Zum Abschluss: Wie und wo möchten Sie alt werden?

Lilo Wanders: Ja, das ist die große Frage.

Man wünscht sich, einfach tot umzufallen und alles geregelt gehabt zu haben.

Wir sind gerade dabei, unser Haus zu verkaufen und aufzulösen und uns zu verkleinern. Mit dem Ziel und der Hoffnung, so lange wie möglich selbstständig zu bleiben. Ach du meine Güte, ich mit meiner Lebensweise – spät ins Bett und lange schlafen, schlechte Essgewohnheiten usw. – möchte eigentlich nicht in einem Pflegeheim sitzen, wenn es nicht unbedingt sein muss. Um ehrlich zu sein, wünsche ich mir, zu Hause alt zu werden. Doch man weiß es eben nicht. Umso wichtiger ist es, möglichst viele Vorkehrungen für ein häusliches Umfeld zu schaffen, die das Leben im Alter erleichtern, und dass man, sollte es dazu kommen, in den eigenen vier Wänden gepflegt werden kann. Dabei sage ich, lebenserhaltene Maßnahmen müssen nicht sein. Meine größte Angst ist, gaga zu werden. Obwohl ich schon eine leise Ahnung habe, wie das sein könnte, wenn man zum Beispiel eine Demenz entwickelt.
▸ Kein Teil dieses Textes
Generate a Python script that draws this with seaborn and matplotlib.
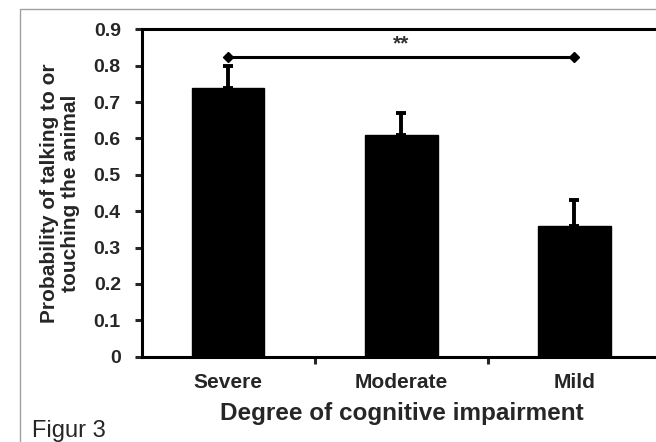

Denn ich hatte vor zwei Jahren Corona und habe mit Gedächtnis- und Geschmacksstörungen sowie Erschöpfungszuständen zu kämpfen. Long Covid hängt mir bis heute nach. Klar, es gibt viele, viele Menschen, denen es deutlich schlechter geht. Doch ich merke es eben, und es ist nicht nur das Älterwerden, sondern es machen sich tatsächlich die Folgen von Corona bemerkbar, und damit hadere ich schon.

Ganz herzlichen Dank für das Gespräch!